> [SUPPLIED MATERIAL]:
+===+

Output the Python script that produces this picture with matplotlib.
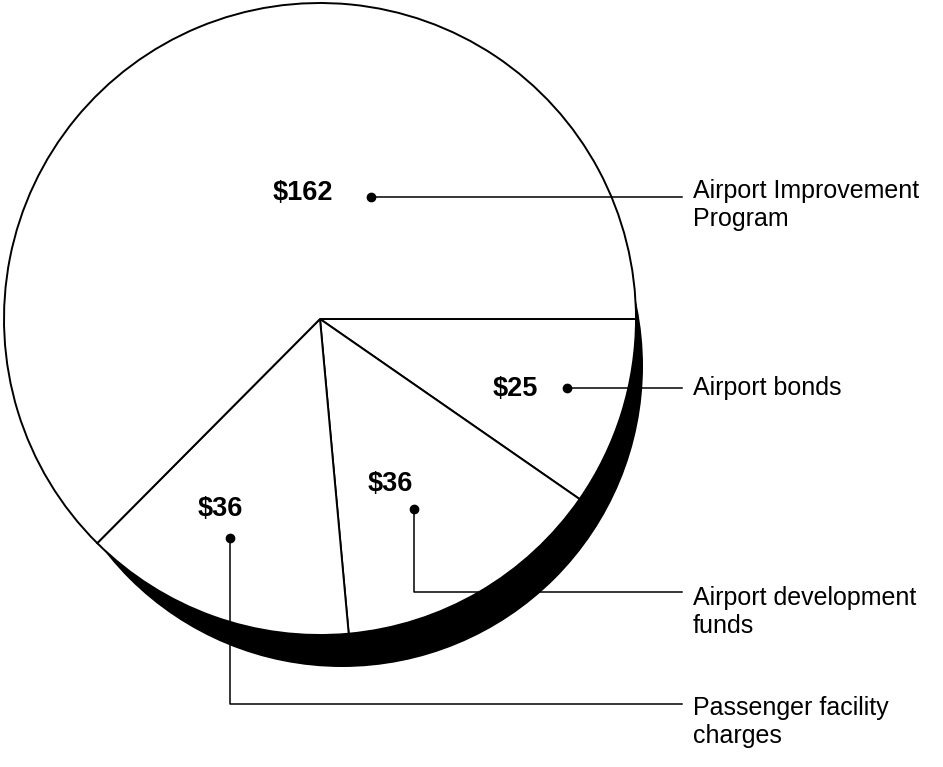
import matplotlib.pyplot as plt
from matplotlib.patches import Circle

# funding sources, $ millions (clockwise from 3 o'clock)
sources = ["Airport bonds", "Airport development\nfunds",
           "Passenger facility\ncharges", "Airport Improvement\nProgram"]
amounts = [25, 36, 36, 162]
value_labels = ["$25", "$36", "$36", "$162"]

plt.rcParams['font.family'] = ['Liberation Sans', 'DejaVu Sans']

W, H = 943, 767
fig = plt.figure(figsize=(W / 100, H / 100), dpi=100)
ax = fig.add_axes([0, 0, 1, 1])

cx, cy, r = 320, 319, 316
# black "depth" shadow: a slightly smaller disc behind, shifted down-right,
# so only a crescent shows under the lower-right edge
ax.add_patch(Circle((342, 366), 301, facecolor='black', edgecolor='none',
                    zorder=0))
ax.pie(amounts, center=(cx, cy), radius=r, colors=['white'] * 4,
       startangle=0, counterclock=True,
       wedgeprops=dict(edgecolor='black', linewidth=1.4, zorder=1))

ax.set_xlim(0, W)
ax.set_ylim(H, 0)
ax.set_aspect('equal')
ax.axis('off')

# value text position, leader path (dot first), label position
layout = [
    ((515, 389), [(567, 388), (682, 388)], (693, 388)),
    ((390, 484), [(414, 509), (414, 592), (682, 592)], (693, 612)),
    ((220, 509), [(230, 538), (230, 704), (682, 704)], (693, 722)),
    ((303, 193), [(371, 197), (682, 197)], (693, 205)),
]

for val, src, (vpos, path, lpos) in zip(value_labels, sources, layout):
    ax.text(vpos[0], vpos[1], val, fontsize=19.5, fontweight='bold',
            ha='center', va='center', zorder=3)
    xs = [p[0] for p in path]
    ys = [p[1] for p in path]
    ax.plot(xs, ys, color='black', linewidth=1.1, zorder=3)
    ax.plot(xs[0], ys[0], 'o', color='black', markersize=6, zorder=3)
    ax.text(lpos[0], lpos[1], src, fontsize=18, ha='left', va='center',
            linespacing=1.25, zorder=3)

fig.savefig('out.png', dpi=100, facecolor='white')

+===+

> [WHAT THE TASK ASKS]: Retype the data above exactly; pictures are not part of the copy.

> [THE RESPONSE]:
Output the Python script that produces this picture with matplotlib.
import matplotlib.pyplot as plt
from matplotlib.patches import Circle

# funding sources, $ millions (clockwise from 3 o'clock)
sources = ["Airport bonds", "Airport development\nfunds",
           "Passenger facility\ncharges", "Airport Improvement\nProgram"]
amounts = [25, 36, 36, 162]
value_labels = ["$25", "$36", "$36", "$162"]

plt.rcParams['font.family'] = ['Liberation Sans', 'DejaVu Sans']

W, H = 943, 767
fig = plt.figure(figsize=(W / 100, H / 100), dpi=100)
ax = fig.add_axes([0, 0, 1, 1])

cx, cy, r = 320, 319, 316
# black "depth" shadow: a slightly smaller disc behind, shifted down-right,
# so only a crescent shows under the lower-right edge
ax.add_patch(Circle((342, 366), 301, facecolor='black', edgecolor='none',
                    zorder=0))
ax.pie(amounts, center=(cx, cy), radius=r, colors=['white'] * 4,
       startangle=0, counterclock=True,
       wedgeprops=dict(edgecolor='black', linewidth=1.4, zorder=1))

ax.set_xlim(0, W)
ax.set_ylim(H, 0)
ax.set_aspect('equal')
ax.axis('off')

# value text position, leader path (dot first), label position
layout = [
    ((515, 389), [(567, 388), (682, 388)], (693, 388)),
    ((390, 484), [(414, 509), (414, 592), (682, 592)], (693, 612)),
    ((220, 509), [(230, 538), (230, 704), (682, 704)], (693, 722)),
    ((303, 193), [(371, 197), (682, 197)], (693, 205)),
]

for val, src, (vpos, path, lpos) in zip(value_labels, sources, layout):
    ax.text(vpos[0], vpos[1], val, fontsize=19.5, fontweight='bold',
            ha='center', va='center', zorder=3)
    xs = [p[0] for p in path]
    ys = [p[1] for p in path]
    ax.plot(xs, ys, color='black', linewidth=1.1, zorder=3)
    ax.plot(xs[0], ys[0], 'o', color='black', markersize=6, zorder=3)
    ax.text(lpos[0], lpos[1], src, fontsize=18, ha='left', va='center',
            linespacing=1.25, zorder=3)

fig.savefig('out.png', dpi=100, facecolor='white')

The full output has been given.